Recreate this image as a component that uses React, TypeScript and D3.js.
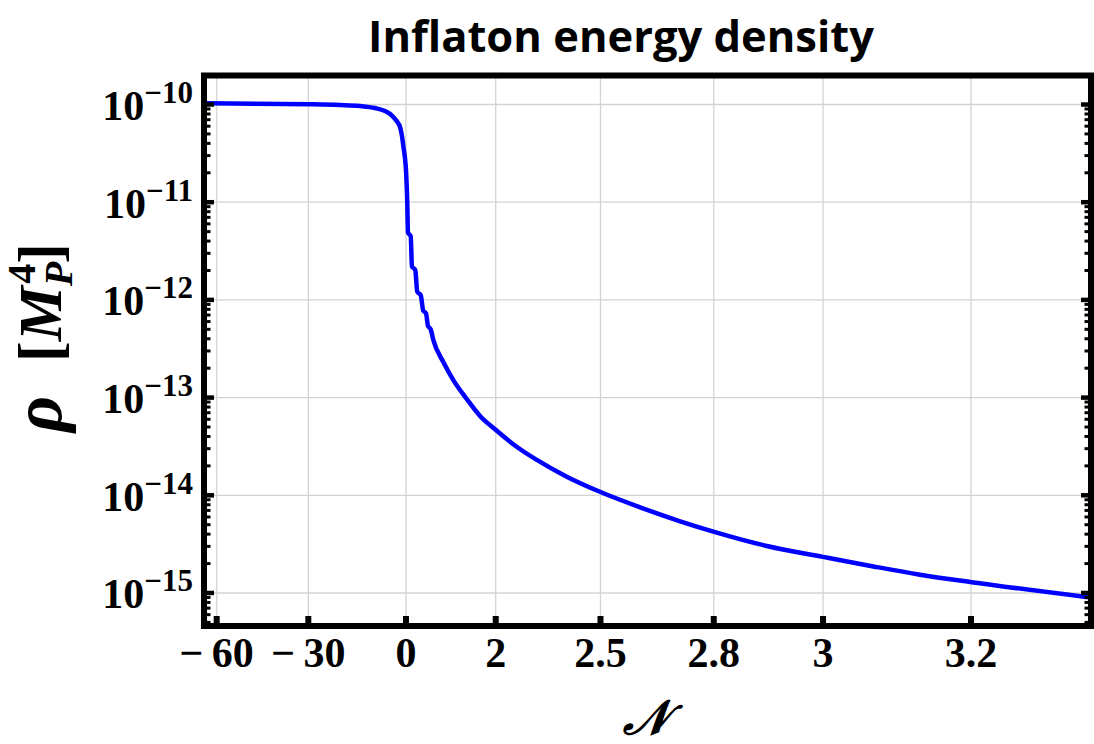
import React from "react";
import * as d3 from "d3";

// ---- data ----
const nValues: number[] = [
  -63.5, -29.48, -20.3, -14.12, -9.52, -6.45, -4.3, -2.76, -1.84, -1.23, -0.77, -0.31, 0,
  0.029, 0.045, 0.105, 0.134, 0.207, 0.252, 0.328, 0.386, 0.446, 0.491, 0.551, 0.609,
  0.832, 1.055, 1.353, 1.65, 1.997, 2.1, 2.196, 2.339, 2.5, 2.605, 2.711, 2.799,
  2.897, 3.0, 3.068, 3.131, 3.201, 3.346,
];
const rhoValues: number[] = [
  1.028e-10, 1.005e-10, 9.88e-11, 9.66e-11, 9.21e-11, 8.57e-11, 7.71e-11, 6.7e-11, 5.89e-11, 4.76e-11, 3.67e-11, 2.83e-11, 2.14e-11,
  9.75e-12, 4.88e-12, 4.51e-12, 2.19e-12, 2.02e-12, 1.21e-12, 1.12e-12, 7.74e-13, 7.29e-13, 5.41e-13, 5.0e-13, 3.89e-13,
  2.31e-13, 1.51e-13, 9.68e-14, 6.49e-14, 4.69e-14, 3.14e-14, 2.3e-14, 1.55e-14, 1.08e-14, 7.53e-15, 5.42e-15, 4.25e-15,
  3.03e-15, 2.34e-15, 1.87e-15, 1.54e-15, 1.29e-15, 9.06e-16,
];
const xTickValues: number[] = [-60, -30, 0, 2, 2.5, 2.8, 3, 3.2];
const xTickLabels: string[] = ["\u2212\u200960", "\u2212\u200930", "0", "2", "2.5", "2.8", "3", "3.2"];
const yTickExponents: number[] = [-10, -11, -12, -13, -14, -15];
const title = "Inflaton energy density";

// x axis uses a custom (non-uniform) scaling: breakpoints in data units
const xBreaks: number[] = [-64.5, -60, -30, 0, 2, 2.5, 2.8, 3, 3.2, 3.35];
// fractional position of each breakpoint across the plot width
const xBreakFrac: number[] = [0, 0.0143, 0.1176, 0.2277, 0.3289, 0.4470, 0.5747, 0.6979, 0.8647, 1];
const yDomain: [number, number] = [Math.pow(10, -15.338), Math.pow(10, -9.703)];

const W = 1094;
const H = 744;
const L = 204, R = 1091, T = 75.5, B = 626;

export default function App() {
  const x = d3.scaleLinear().domain(xBreaks).range(xBreakFrac.map((f) => L + f * (R - L)));
  const y = d3.scaleLog().domain(yDomain).range([B, T]);

  const pts: [number, number][] = nValues.map((n, i) => [n, rhoValues[i]]);
  const line = d3
    .line<[number, number]>()
    .x((d) => x(d[0]))
    .y((d) => y(d[1]))
    .curve(d3.curveMonotoneX);

  const minor: number[] = [];
  for (let e = -16; e <= -9; e++) {
    for (let k = 2; k <= 9; k++) {
      const v = k * Math.pow(10, e);
      if (v > yDomain[0] && v < yDomain[1]) minor.push(v);
    }
  }

  const serif = "'Liberation Serif', 'Times New Roman', serif";

  return (
    <svg width={W} height={H} style={{ position: "absolute", left: 0, top: 0, background: "#fff" }}>
      <rect x={0} y={0} width={W} height={H} fill="#fff" />
      <defs>
        <clipPath id="plotclip">
          <rect x={L} y={T} width={R - L} height={B - T} />
        </clipPath>
      </defs>
      {/* grid */}
      <g stroke="#d4d4d4" strokeWidth={1.3}>
        {xTickValues.map((v, i) => (
          <line key={"gx" + i} x1={x(v)} x2={x(v)} y1={T} y2={B} />
        ))}
        {yTickExponents.map((e, i) => (
          <line key={"gy" + i} x1={L} x2={R} y1={y(Math.pow(10, e))} y2={y(Math.pow(10, e))} />
        ))}
      </g>
      {/* curve */}
      <path d={line(pts) || ""} fill="none" stroke="#0000ff" strokeWidth={4.5} clipPath="url(#plotclip)" strokeLinejoin="round" />
      {/* ticks */}
      <g stroke="#000">
        {yTickExponents.map((e, i) => {
          const yy = y(Math.pow(10, e));
          return (
            <g key={"yt" + i} strokeWidth={4.5}>
              <line x1={L} x2={L + 10} y1={yy} y2={yy} />
              <line x1={R} x2={R - 10} y1={yy} y2={yy} />
            </g>
          );
        })}
        {minor.map((v, i) => {
          const yy = y(v);
          return (
            <g key={"ym" + i} strokeWidth={3}>
              <line x1={L} x2={L + 6.5} y1={yy} y2={yy} />
              <line x1={R} x2={R - 6.5} y1={yy} y2={yy} />
            </g>
          );
        })}
        {xTickValues.map((v, i) => (
          <line key={"xt" + i} x1={x(v)} x2={x(v)} y1={B} y2={B - 10} strokeWidth={6} />
        ))}
      </g>
      {/* frame */}
      <rect x={L} y={T} width={R - L} height={B - T} fill="none" stroke="#000" strokeWidth={6} />
      {/* y tick labels */}
      <g fontFamily={serif} fontWeight="bold" fill="#000">
        {yTickExponents.map((e, i) => {
          const yy = y(Math.pow(10, e));
          return (
            <text key={"yl" + i} x={193} y={yy + 15.5} textAnchor="end" fontSize={42}>
              <tspan>10</tspan>
              <tspan fontSize={31} dy={-17}>{"\u2212" + Math.abs(e)}</tspan>
            </text>
          );
        })}
      </g>
      {/* x tick labels */}
      <g fontFamily={serif} fontWeight="bold" fill="#000" fontSize={42}>
        {xTickValues.map((v, i) => (
          <text key={"xl" + i} x={x(v)} y={667} textAnchor="middle">
            {xTickLabels[i]}
          </text>
        ))}
      </g>
      {/* axis labels */}
      <text x={646} y={734} textAnchor="middle" fontFamily={serif} fontWeight="bold" fontStyle="italic" fontSize={48}>
        {"\uD835\uDCA9"}
      </text>
      <g transform="translate(61,432) rotate(-90)">
        <text x={0} y={0} textAnchor="start" fontFamily={serif} fontWeight="bold" fontSize={62}>
          <tspan fontStyle="italic" fontSize={70}>ρ</tspan>
          <tspan x={70}>[</tspan>
          <tspan fontStyle="italic">M</tspan>
          <tspan fontStyle="italic" fontSize={40} dy={11}>P</tspan>
          <tspan fontSize={40} dx={-22} dy={-37}>4</tspan>
          <tspan dy={26}>]</tspan>
        </text>
      </g>
      {/* title */}
      <text x={621} y={52} textAnchor="middle" fontFamily="'Open Sans', Lato, sans-serif" fontWeight="bold" fontSize={43.5}>
        {title}
      </text>
    </svg>
  );
}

· · · ·

▸ WHAT YOU HAVE TO DO: Could the lines from the top of the material through the line with "import * as" be repeated exactly, pictures left out?

▸ RESULT OF THE TASK:
Recreate this image as a component that uses React, TypeScript and D3.js.
import React from "react";
import * as d3 from "d3";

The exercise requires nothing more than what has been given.